# WORK TO DO:
Emit the data below verbatim, stripping out any pictures.

**** DATASET EXCERPT

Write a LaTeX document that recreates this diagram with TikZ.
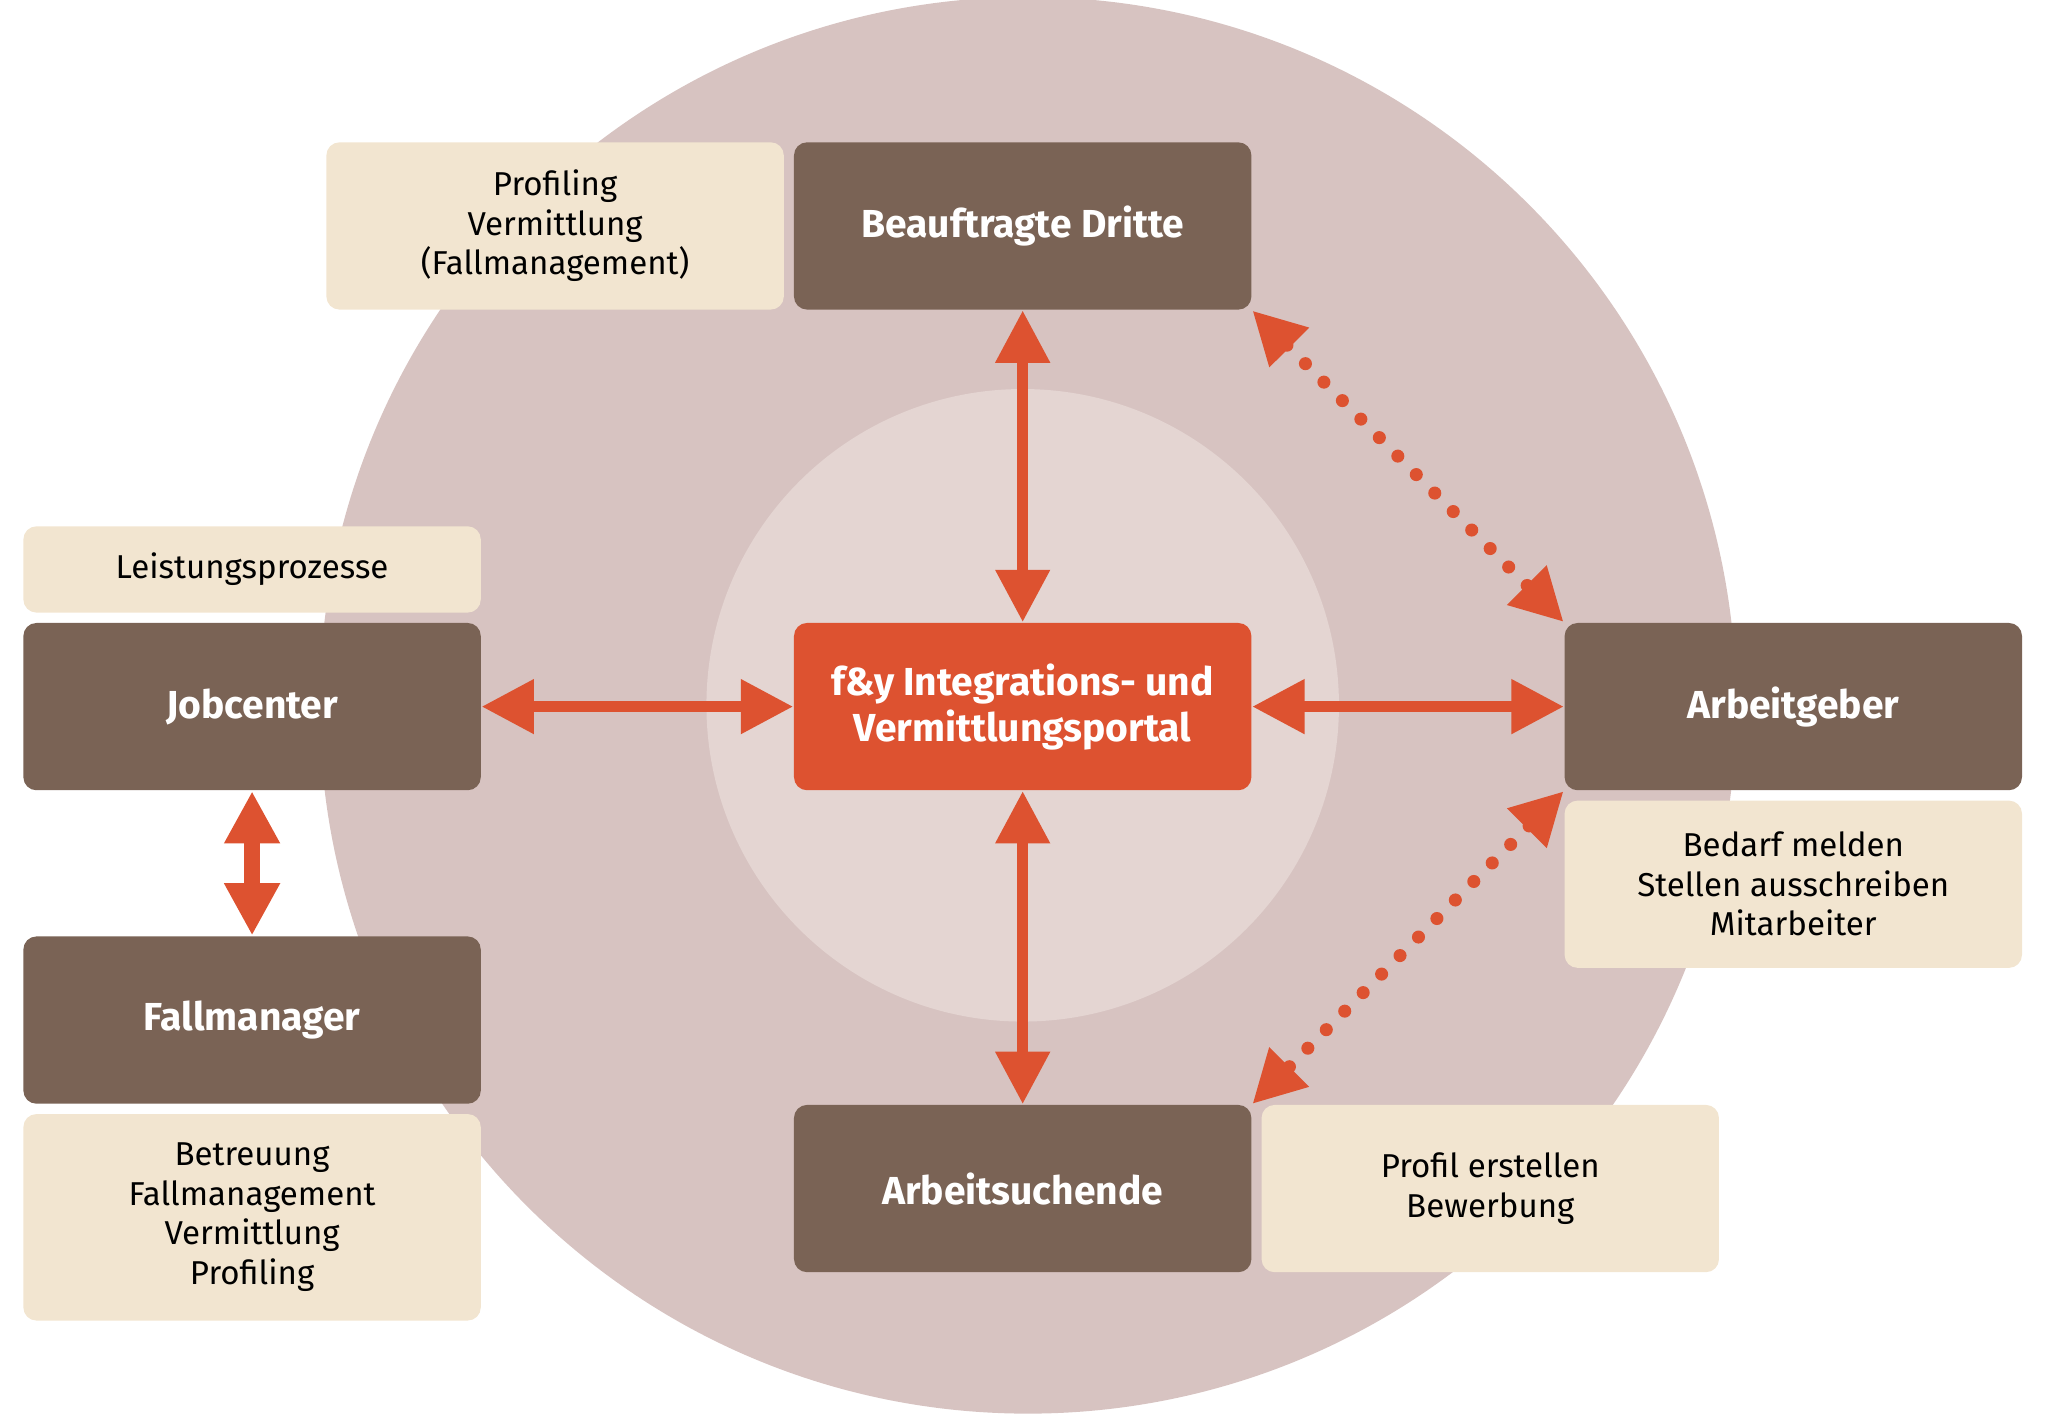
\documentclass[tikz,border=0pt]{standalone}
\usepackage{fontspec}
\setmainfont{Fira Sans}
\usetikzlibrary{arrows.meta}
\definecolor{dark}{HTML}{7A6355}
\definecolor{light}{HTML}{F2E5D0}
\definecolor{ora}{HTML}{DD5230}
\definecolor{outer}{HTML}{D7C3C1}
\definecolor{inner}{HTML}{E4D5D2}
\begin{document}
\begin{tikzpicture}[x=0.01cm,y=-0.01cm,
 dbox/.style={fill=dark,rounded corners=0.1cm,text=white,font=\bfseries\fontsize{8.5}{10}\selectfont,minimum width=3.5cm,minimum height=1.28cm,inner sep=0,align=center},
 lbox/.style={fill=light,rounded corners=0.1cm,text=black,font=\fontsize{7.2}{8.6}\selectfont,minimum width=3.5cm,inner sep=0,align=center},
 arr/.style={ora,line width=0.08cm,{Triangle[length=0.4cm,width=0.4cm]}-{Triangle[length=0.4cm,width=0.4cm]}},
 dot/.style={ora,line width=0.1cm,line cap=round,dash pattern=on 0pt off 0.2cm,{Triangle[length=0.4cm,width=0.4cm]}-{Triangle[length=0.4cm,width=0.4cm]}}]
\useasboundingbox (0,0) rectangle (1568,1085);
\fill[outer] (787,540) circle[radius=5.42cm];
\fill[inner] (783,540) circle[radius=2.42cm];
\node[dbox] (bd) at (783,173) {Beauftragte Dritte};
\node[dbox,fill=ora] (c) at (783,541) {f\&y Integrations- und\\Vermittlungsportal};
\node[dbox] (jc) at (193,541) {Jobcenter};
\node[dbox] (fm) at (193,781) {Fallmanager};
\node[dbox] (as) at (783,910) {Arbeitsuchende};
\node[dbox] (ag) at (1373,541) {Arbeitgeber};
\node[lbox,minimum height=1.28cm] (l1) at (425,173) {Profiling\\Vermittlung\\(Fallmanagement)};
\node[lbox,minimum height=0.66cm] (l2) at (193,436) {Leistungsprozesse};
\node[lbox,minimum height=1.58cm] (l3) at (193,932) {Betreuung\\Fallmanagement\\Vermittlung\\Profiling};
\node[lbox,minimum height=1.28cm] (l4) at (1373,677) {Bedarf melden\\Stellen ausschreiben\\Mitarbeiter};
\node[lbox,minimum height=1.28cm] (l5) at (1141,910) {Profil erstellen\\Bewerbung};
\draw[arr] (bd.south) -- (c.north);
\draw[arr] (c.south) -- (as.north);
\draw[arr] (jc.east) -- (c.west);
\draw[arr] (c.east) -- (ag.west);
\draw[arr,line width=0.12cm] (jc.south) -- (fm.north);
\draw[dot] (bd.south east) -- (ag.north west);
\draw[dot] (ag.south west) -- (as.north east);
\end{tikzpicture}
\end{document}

********

# RESULT OF THIS TASK:
Write a LaTeX document that recreates this diagram with TikZ.
\documentclass[tikz,border=0pt]{standalone}
\usepackage{fontspec}
\setmainfont{Fira Sans}
\usetikzlibrary{arrows.meta}
\definecolor{dark}{HTML}{7A6355}
\definecolor{light}{HTML}{F2E5D0}
\definecolor{ora}{HTML}{DD5230}
\definecolor{outer}{HTML}{D7C3C1}
\definecolor{inner}{HTML}{E4D5D2}
\begin{document}
\begin{tikzpicture}[x=0.01cm,y=-0.01cm,
 dbox/.style={fill=dark,rounded corners=0.1cm,text=white,font=\bfseries\fontsize{8.5}{10}\selectfont,minimum width=3.5cm,minimum height=1.28cm,inner sep=0,align=center},
 lbox/.style={fill=light,rounded corners=0.1cm,text=black,font=\fontsize{7.2}{8.6}\selectfont,minimum width=3.5cm,inner sep=0,align=center},
 arr/.style={ora,line width=0.08cm,{Triangle[length=0.4cm,width=0.4cm]}-{Triangle[length=0.4cm,width=0.4cm]}},
 dot/.style={ora,line width=0.1cm,line cap=round,dash pattern=on 0pt off 0.2cm,{Triangle[length=0.4cm,width=0.4cm]}-{Triangle[length=0.4cm,width=0.4cm]}}]
\useasboundingbox (0,0) rectangle (1568,1085);
\fill[outer] (787,540) circle[radius=5.42cm];
\fill[inner] (783,540) circle[radius=2.42cm];
\node[dbox] (bd) at (783,173) {Beauftragte Dritte};
\node[dbox,fill=ora] (c) at (783,541) {f\&y Integrations- und\\Vermittlungsportal};
\node[dbox] (jc) at (193,541) {Jobcenter};
\node[dbox] (fm) at (193,781) {Fallmanager};
\node[dbox] (as) at (783,910) {Arbeitsuchende};
\node[dbox] (ag) at (1373,541) {Arbeitgeber};
\node[lbox,minimum height=1.28cm] (l1) at (425,173) {Profiling\\Vermittlung\\(Fallmanagement)};
\node[lbox,minimum height=0.66cm] (l2) at (193,436) {Leistungsprozesse};
\node[lbox,minimum height=1.58cm] (l3) at (193,932) {Betreuung\\Fallmanagement\\Vermittlung\\Profiling};
\node[lbox,minimum height=1.28cm] (l4) at (1373,677) {Bedarf melden\\Stellen ausschreiben\\Mitarbeiter};
\node[lbox,minimum height=1.28cm] (l5) at (1141,910) {Profil erstellen\\Bewerbung};
\draw[arr] (bd.south) -- (c.north);
\draw[arr] (c.south) -- (as.north);
\draw[arr] (jc.east) -- (c.west);
\draw[arr] (c.east) -- (ag.west);
\draw[arr,line width=0.12cm] (jc.south) -- (fm.north);
\draw[dot] (bd.south east) -- (ag.north west);
\draw[dot] (ag.south west) -- (as.north east);
\end{tikzpicture}
\end{document}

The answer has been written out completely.